居場所

人がそこを「居場所」だと思うのは、どうしてだろう。なんとなく、居場所を求めている人はたくさんいるなと感じるのだけれど、どうあれば、そこが居場所だと思うのだろう。

「お友達」や「仲良し」という言葉を使う人の感覚も、僕にはよくわからない。そういう言葉は社交的な関係を指す場合に使われている気がするので、そういう意味合いの特殊な言葉なのかもしれない。本質的な関係性とは関係なく、同じ何かに所属しているというくらいの意味で使われているようにも感じる。

 

一度、見つけた居場所がずっと居場所であり続けるかというと、そうでもないように見える。ただ、それは本当は居場所ではなくて、仮宿なのかもしれない。厳密に居場所を求めると、寸分とずれないことが必要になって、それはあまり現実的ではないと感じるので、すべてを仮宿と考えるか、広がりのある範囲をおおよその居場所と考える方が現実的だろう。

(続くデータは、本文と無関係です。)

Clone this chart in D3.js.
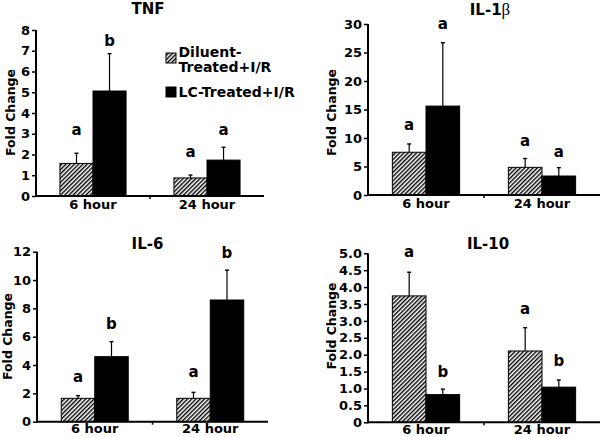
<!DOCTYPE html>
<html>
<head>
<meta charset="utf-8">
<script src="https://cdn.jsdelivr.net/npm/d3@7"></script>
<style>
  html, body { margin: 0; padding: 0; background: #fff; }
  svg { display: block; }
  text { font-family: "DejaVu Sans", Verdana, sans-serif; font-weight: bold; fill: #000; }
</style>
</head>
<body>
<svg id="chart" width="601" height="437"></svg>
<script>
// ---------------- data ----------------
const categories = ["6 hour", "24 hour"];
const seriesNames = ["Diluent-Treated+I/R", "LC-Treated+I/R"];

const tnfDiluent = [1.57, 0.87];
const tnfDiluentErr = [0.49, 0.14];
const tnfLC = [5.06, 1.73];
const tnfLCErr = [1.80, 0.62];
const tnfDiluentLetters = ["a", "a"];
const tnfLCLetters = ["b", "a"];
const tnfDiluentLetterAt = [2.94, 1.88];
const tnfLCLetterAt = [7.22, 2.94];
const tnfTicks = [0, 1, 2, 3, 4, 5, 6, 7, 8];
const tnfTickLabels = ["0", "1", "2", "3", "4", "5", "6", "7", "8"];

const il1Diluent = [7.5, 4.85];
const il1DiluentErr = [1.45, 1.55];
const il1LC = [15.6, 3.33];
const il1LCErr = [11.1, 1.47];
const il1DiluentLetters = ["a", "a"];
const il1LCLetters = ["a", "a"];
const il1DiluentLetterAt = [11.4, 8.65];
const il1LCLetterAt = [29.2, 6.7];
const il1Ticks = [0, 5, 10, 15, 20, 25, 30];
const il1TickLabels = ["0", "5", "10", "15", "20", "25", "30"];

const il6Diluent = [1.65, 1.65];
const il6DiluentErr = [0.19, 0.42];
const il6LC = [4.59, 8.59];
const il6LCErr = [1.06, 2.11];
const il6DiluentLetters = ["a", "a"];
const il6LCLetters = ["b", "b"];
const il6DiluentLetterAt = [2.82, 3.13];
const il6LCLetterAt = [6.52, 11.53];
const il6Ticks = [0, 2, 4, 6, 8, 10, 12];
const il6TickLabels = ["0", "2", "4", "6", "8", "10", "12"];

const il10Diluent = [3.74, 2.11];
const il10DiluentErr = [0.70, 0.69];
const il10LC = [0.82, 1.04];
const il10LCErr = [0.16, 0.21];
const il10DiluentLetters = ["a", "a"];
const il10LCLetters = ["b", "b"];
const il10DiluentLetterAt = [4.9, 3.2];
const il10LCLetterAt = [1.35, 1.67];
const il10Ticks = [0, 0.5, 1, 1.5, 2, 2.5, 3, 3.5, 4, 4.5, 5];
const il10TickLabels = ["0", "0.5", "1.0", "1.5", "2.0", "2.5", "3.0", "3.5", "4.0", "4.5", "5.0"];

// ---------------- layout ----------------
const panels = [
  { title: "TNF", beta: false, left: 36, right: 264, top: 30, bottom: 196, titleX: 148, titleY: 14, ylabX: 10, ylabY: 112.5, xPad: 4,
    values: [tnfDiluent, tnfLC], errs: [tnfDiluentErr, tnfLCErr], letters: [tnfDiluentLetters, tnfLCLetters],
    letterAt: [tnfDiluentLetterAt, tnfLCLetterAt], ticks: tnfTicks, tickLabels: tnfTickLabels, legend: true },
  { title: "IL-1", beta: true, left: 368, right: 600, top: 24, bottom: 195, titleX: 490, titleY: 15, ylabX: 331.5, ylabY: 112.5, xPad: 4,
    values: [il1Diluent, il1LC], errs: [il1DiluentErr, il1LCErr], letters: [il1DiluentLetters, il1LCLetters],
    letterAt: [il1DiluentLetterAt, il1LCLetterAt], ticks: il1Ticks, tickLabels: il1TickLabels },
  { title: "IL-6", beta: false, left: 37, right: 268, top: 251.7, bottom: 421.7, titleX: 147.5, titleY: 248.5, ylabX: 7, ylabY: 336.5, xPad: 2.5,
    values: [il6Diluent, il6LC], errs: [il6DiluentErr, il6LCErr], letters: [il6DiluentLetters, il6LCLetters],
    letterAt: [il6DiluentLetterAt, il6LCLetterAt], ticks: il6Ticks, tickLabels: il6TickLabels },
  { title: "IL-10", beta: false, left: 368, right: 600, top: 253.3, bottom: 422.3, titleX: 488, titleY: 248.5, ylabX: 331, ylabY: 326, xPad: 2,
    values: [il10Diluent, il10LC], errs: [il10DiluentErr, il10LCErr], letters: [il10DiluentLetters, il10LCLetters],
    letterAt: [il10DiluentLetterAt, il10LCLetterAt], ticks: il10Ticks, tickLabels: il10TickLabels }
];

const svg = d3.select("#chart");

// hatch pattern
const defs = svg.append("defs");
const pat = defs.append("pattern")
  .attr("id", "hatch")
  .attr("patternUnits", "userSpaceOnUse")
  .attr("width", 3)
  .attr("height", 3)
  .attr("patternTransform", "rotate(45)");
pat.append("rect").attr("width", 3).attr("height", 3).attr("fill", "#fff");
pat.append("line").attr("x1", 0.7).attr("y1", 0).attr("x2", 0.7).attr("y2", 3)
  .attr("stroke", "#000").attr("stroke-width", 1.45);

const fills = ["url(#hatch)", "#000"];

panels.forEach(p => {
  const g = svg.append("g");
  const yMax = p.ticks[p.ticks.length - 1];
  const y = d3.scaleLinear().domain([0, yMax]).range([p.bottom, p.top]);
  const x0 = d3.scaleBand().domain(categories).range([p.left, p.right]).padding(0);
  const bw = x0.bandwidth();
  const x1 = d3.scaleBand().domain(seriesNames).range([bw * 0.21, bw * 0.79]).padding(0);

  // bars
  seriesNames.forEach((s, si) => {
    categories.forEach((c, ci) => {
      const v = p.values[si][ci];
      const e = p.errs[si][ci];
      const bx = x0(c) + x1(s);
      const cx = bx + x1.bandwidth() / 2;
      // error bar (upward)
      g.append("line")
        .attr("x1", cx).attr("x2", cx)
        .attr("y1", y(v)).attr("y2", y(v + e))
        .attr("stroke", "#000").attr("stroke-width", 1.2);
      g.append("line")
        .attr("x1", cx - 2).attr("x2", cx + 2)
        .attr("y1", y(v + e)).attr("y2", y(v + e))
        .attr("stroke", "#000").attr("stroke-width", 1.4);
      g.append("rect")
        .attr("x", bx).attr("y", y(v))
        .attr("width", x1.bandwidth()).attr("height", y(0) - y(v))
        .attr("fill", fills[si]).attr("stroke", "#000").attr("stroke-width", 1);
      // letter
      g.append("text")
        .attr("x", cx).attr("y", y(p.letterAt[si][ci]))
        .attr("text-anchor", "middle")
        .style("font-size", "15px")
        .text(p.letters[si][ci]);
    });
  });

  // y axis
  const yAxis = d3.axisLeft(y).tickValues(p.ticks)
    .tickFormat((d, i) => p.tickLabels[i]).tickSize(4).tickPadding(2);
  const ya = g.append("g").attr("transform", `translate(${p.left},0)`).call(yAxis);
  ya.select(".domain").attr("stroke-width", 2).attr("d", `M0,${p.top}V${p.bottom + 1}`);
  ya.selectAll(".tick line").attr("stroke-width", 1.5);
  ya.selectAll(".tick text").style("font-size", "13px")
    .style("font-family", '"DejaVu Sans", Verdana, sans-serif').style("font-weight", "bold");

  // x axis
  const xAxis = d3.axisBottom(x0).tickSize(0).tickPadding(p.xPad);
  const xa = g.append("g").attr("transform", `translate(0,${p.bottom})`).call(xAxis);
  xa.select(".domain").attr("stroke-width", 2).attr("d", `M${p.left},0H${p.right}`);
  xa.selectAll(".tick text").attr("dy", "0.71em").style("font-size", "13px")
    .style("font-family", '"DejaVu Sans", Verdana, sans-serif').style("font-weight", "bold");
  // small tick at band boundary
  xa.append("line")
    .attr("x1", x0(categories[1])).attr("x2", x0(categories[1]))
    .attr("y1", 0).attr("y2", 3).attr("stroke", "#000").attr("stroke-width", 1.5);

  // title
  const t = g.append("text").attr("x", p.titleX).attr("y", p.titleY)
    .attr("text-anchor", "middle").style("font-size", "15px").text(p.title);
  if (p.beta) {
    t.append("tspan").style("font-family", '"Liberation Serif", serif')
      .style("font-weight", "normal").style("font-size", "17px").text("β");
  }

  // y label
  g.append("text")
    .attr("transform", `translate(${p.ylabX},${p.ylabY}) rotate(-90)`)
    .attr("text-anchor", "middle").attr("dy", "0.36em")
    .style("font-size", "12.5px").text("Fold Change");

  // legend
  if (p.legend) {
    const lg = g.append("g");
    lg.append("rect").attr("x", 166).attr("y", 53).attr("width", 10).attr("height", 10)
      .attr("fill", fills[0]).attr("stroke", "#000").attr("stroke-width", 1);
    lg.append("text").attr("x", 178.5).attr("y", 57).style("font-size", "14px").text("Diluent-");
    lg.append("text").attr("x", 178.5).attr("y", 72).style("font-size", "14px").text("Treated+I/R");
    lg.append("rect").attr("x", 166).attr("y", 87).attr("width", 10).attr("height", 10)
      .attr("fill", fills[1]).attr("stroke", "#000").attr("stroke-width", 1);
    lg.append("text").attr("x", 178.5).attr("y", 97).style("font-size", "14px").text(seriesNames[1]);
  }
});
</script>
</body>
</html>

居場所を「いてもよい場所(いなくてもよい場所)」と捉えるか、「いるべき場所(いなくてはいけない場所)」と捉えるかでも話が違ってくる。前者であれば、例えばお気に入りのカフェとか図書館とかも居場所になるだろう。一方、後者で考えると、それはもはや牢獄であるように感じる。

 

「お友達」や「仲良し」は、その言葉の意味とは裏腹に、打算的で牢獄的に僕には少し感じられてしまう。「あなたはここにいるべきだ」「お友達なのだから、あなたもここにいなくてはいけない」という命令、脅迫に聞こえるのかもしれない。

居場所は、求めると手に入らないと思う。居場所は無いくらいの方が生きやすいのかもしれないとも思う。なかなかそこまで思い切ることはできないけれど、今日いてもよい場所、今日いてくれる人があれば、それが幸せだと思えると良いなと思う。